PRESIDENT'S ESSAY
Trust and uncertainty
POSTED
October 13, 2012

In a 1989 article in the European Journal of Sociology on the changing conceptions of friendship through history, Allan Silver comments on the relationship between uncertainty and trust:

“Uncertainty about others cannot be eliminated on purely experiential grounds. Trust is meaningful precisely because others retain their capacity to act against our interests or turn indifferent to them, and because a situation may arise in which they may be tempted to do so . . . . Trust copes with uncertainty by a distinctive mechanism: acting as if the other will not let us down although the other cannot but have the capacity to do so. In transcending the unavoidable possibility of betrayal, personal trust achieves a moral elevation, lacking in contractual or other engagements enforced by third parties. Trust takes on a certain moral urgency because it affirms the impossibility of betray despite its existential possibility.”

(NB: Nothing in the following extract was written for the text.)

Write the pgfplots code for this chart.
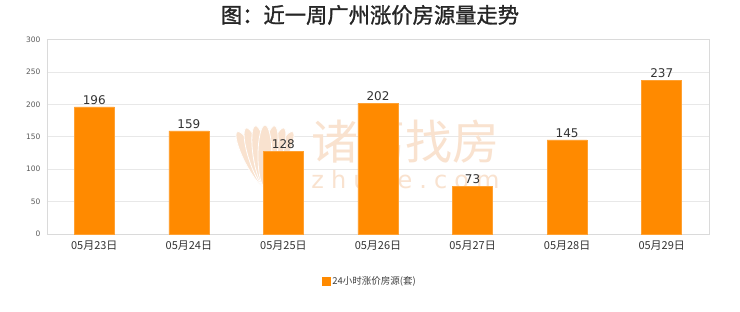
\documentclass[border=0pt]{standalone}
\usepackage{pgfplots}
\pgfplotsset{compat=1.18}
\usepackage{fontspec}
\setmainfont{DejaVu Sans}
\newfontfamily\cjk{Noto Sans CJK SC}
\newfontfamily\cjkt[FakeBold=1.3]{Noto Sans CJK SC}
\definecolor{barc}{HTML}{FF8A00}
\definecolor{wm}{HTML}{F9E2CF}
\definecolor{gridc}{HTML}{E8E8E8}
\definecolor{axc}{HTML}{DADADA}
\begin{document}
\begin{tikzpicture}
\fill[white] (-47pt,-78pt) rectangle (693pt,234pt);
\useasboundingbox (-47pt,-78pt) rectangle (693pt,234pt);
\node[font=\cjkt\fontsize{21.3}{22}\selectfont, text=black!85] at (323pt,219pt) {图：近一周广州涨价房源量走势};
\begin{axis}[
  scale only axis,
  width=662pt, height=194.5pt,
  xmin=-0.5, xmax=6.5,
  ymin=0, ymax=300,
  ytick={0,50,...,300},
  xtick={0,...,6},
  xticklabels={05月23日,05月24日,05月25日,05月26日,05月27日,05月28日,05月29日},
  xticklabel style={font=\cjk\fontsize{11}{12}\selectfont, text=black!80, yshift=-3.5pt},
  yticklabel style={font=\fontsize{7.5}{8}\selectfont, text=black!65, xshift=-3pt},
  /pgf/number format/assume math mode=true,
  major tick length=0pt,
  axis line style={axc},
  ymajorgrids, grid style={gridc, line width=0.6pt},
  axis background/.style={fill=none},
  ybar, bar width=40pt,
  nodes near coords,
  every node near coord/.append style={font=\fontsize{12}{13}\selectfont, text=black!80, yshift=-1pt},
  legend style={at={(0.488,-0.2416)}, anchor=center, draw=none, fill=white,
    font=\cjk\fontsize{9.5}{10}\selectfont, text=black!75, inner sep=3pt},
  legend image code/.code={\fill[barc] (0pt,-3.8pt) rectangle (7.5pt,3.8pt);},
  clip=false,
]
\node[font=\cjk\fontsize{47}{48}\selectfont, text=wm] at (axis cs:3.29,143) {诸葛找房};
\node[font=\fontsize{24}{26}\selectfont, text=wm] at (axis cs:3.29,80) {z\hspace{7pt}h\hspace{7pt}u\hspace{7pt}g\hspace{7pt}e\hspace{7pt}.\hspace{7pt}c\hspace{7pt}o\hspace{7pt}m};
\fill[wm, draw=white, line width=0.8pt] (axis cs:1.661,115.2) ellipse [x radius=7pt, y radius=31pt, rotate=27];
\fill[wm, draw=white, line width=0.8pt] (axis cs:1.949,115.2) ellipse [x radius=7pt, y radius=31pt, rotate=-27];
\fill[wm, draw=white, line width=0.8pt] (axis cs:1.707,118.0) ellipse [x radius=7pt, y radius=31pt, rotate=18];
\fill[wm, draw=white, line width=0.8pt] (axis cs:1.903,118.0) ellipse [x radius=7pt, y radius=31pt, rotate=-18];
\fill[wm, draw=white, line width=0.8pt] (axis cs:1.755,119.7) ellipse [x radius=7pt, y radius=31pt, rotate=9];
\fill[wm, draw=white, line width=0.8pt] (axis cs:1.855,119.7) ellipse [x radius=7pt, y radius=31pt, rotate=-9];
\fill[wm, draw=white, line width=0.8pt] (axis cs:1.805,120.3) ellipse [x radius=7pt, y radius=31pt];
\addplot[fill=barc, draw=barc!80!white, line width=0.5pt] coordinates {(0,196) (1,159) (2,128) (3,202) (4,73) (5,145) (6,237)};
\addlegendentry{24小时涨价房源(套)}
\end{axis}
\end{tikzpicture}
\end{document}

He notes another dimension of trust in the Roman notion of fides :

“The act of trust involved in fides implies the certainty of remuneration - loyalty and faithfulness secures the benefit of that which has been entrusted. Fides does not refer to much to an estimate of another’s moral qualities, as in the modern expression, ‘I have faith in you.’ Rather, it is a capacity or resource which one can, as it were, invest in another; once invested, fides creates credit with the other. The transaction is objective in that fides is a resource available for allocation in competitive systems of alliance and cooperation It obligates another, in receiving one’s fides , to extend trust, not merely belief, but concrete resources to be made available in determinate circumstances. Indeed, specific and practical imperatives run through historical accounts of friendships in times past.”